If `alpha, beta` are the roots of `x^(2)-3x+1=0`, then the equation whose roots are `(1/(alpha-2),1/(beta-2))` is

To solve the problem, we need to find the equation whose roots are given as \( \frac{1}{\alpha - 2} \) and \( \frac{1}{\beta - 2} \), where \( \alpha \) and \( \beta \) are the roots of the equation \( x^2 - 3x + 1 = 0 \). ### Step 1: Find the roots \( \alpha \) and \( \beta \) The roots of the quadratic equation \( x^2 - 3x + 1 = 0 \) can be found using the quadratic formula: \[ \alpha, \beta = \frac{-b \pm \sqrt{b^2 - 4ac}}{2a} \] Here, \( a = 1, b = -3, c = 1 \). \[ \alpha, \beta = \frac{3 \pm \sqrt{(-3)^2 - 4 \cdot 1 \cdot 1}}{2 \cdot 1} = \frac{3 \pm \sqrt{9 - 4}}{2} = \frac{3 \pm \sqrt{5}}{2} \] ### Step 2: Calculate \( \alpha + \beta \) and \( \alpha \beta \) From Vieta's formulas, we know: - The sum of the roots \( \alpha + \beta = 3 \) - The product of the roots \( \alpha \beta = 1 \) ### Step 3: Find the sum of the new roots The new roots are \( \frac{1}{\alpha - 2} \) and \( \frac{1}{\beta - 2} \).
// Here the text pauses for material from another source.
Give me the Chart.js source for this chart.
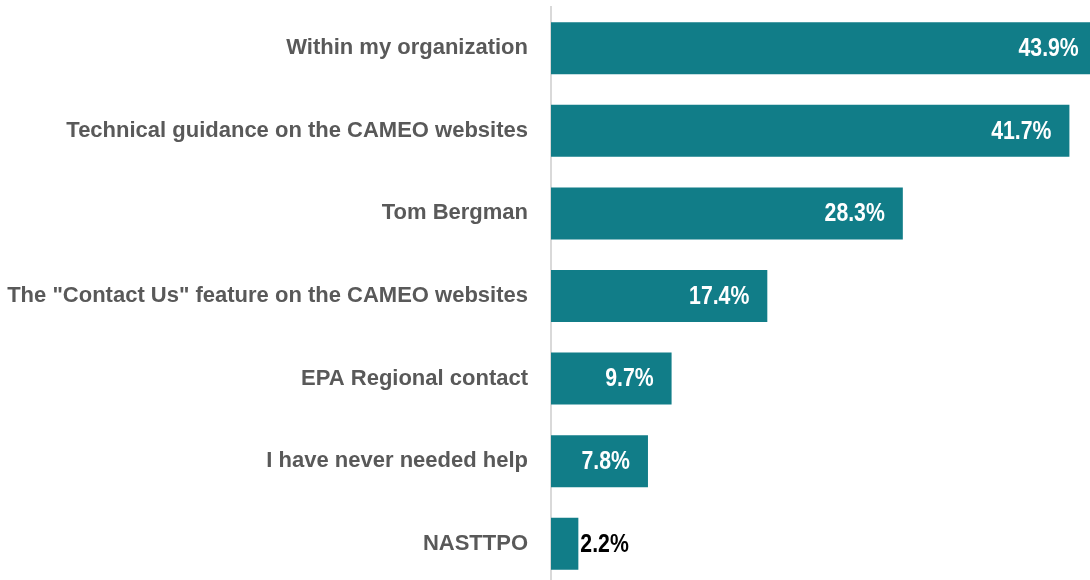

To find the sum of these roots: \[ \frac{1}{\alpha - 2} + \frac{1}{\beta - 2} = \frac{(\beta - 2) + (\alpha - 2)}{(\alpha - 2)(\beta - 2)} = \frac{\alpha + \beta - 4}{(\alpha - 2)(\beta - 2)} \] Substituting \( \alpha + \beta = 3 \): \[ \frac{3 - 4}{(\alpha - 2)(\beta - 2)} = \frac{-1}{(\alpha - 2)(\beta - 2)} \] Next, we calculate \( (\alpha - 2)(\beta - 2) \): \[ (\alpha - 2)(\beta - 2) = \alpha \beta - 2(\alpha + \beta) + 4 = 1 - 2 \cdot 3 + 4 = 1 - 6 + 4 = -1 \] Thus, the sum of the new roots is: \[ \frac{-1}{-1} = 1 \] ### Step 4: Find the product of the new roots Now we calculate the product of the new roots: \[ \frac{1}{(\alpha - 2)(\beta - 2)} = \frac{1}{-1} = -1 \] ### Step 5: Form the new quadratic equation Using the sum and product of the new roots, we can form the quadratic equation: \[ x^2 - (\text{sum of roots})x + (\text{product of roots}) = 0 \] Substituting the values we found: \[ x^2 - 1x - 1 = 0 \] Thus, the required equation is: \[ \boxed{x^2 - x - 1 = 0} \]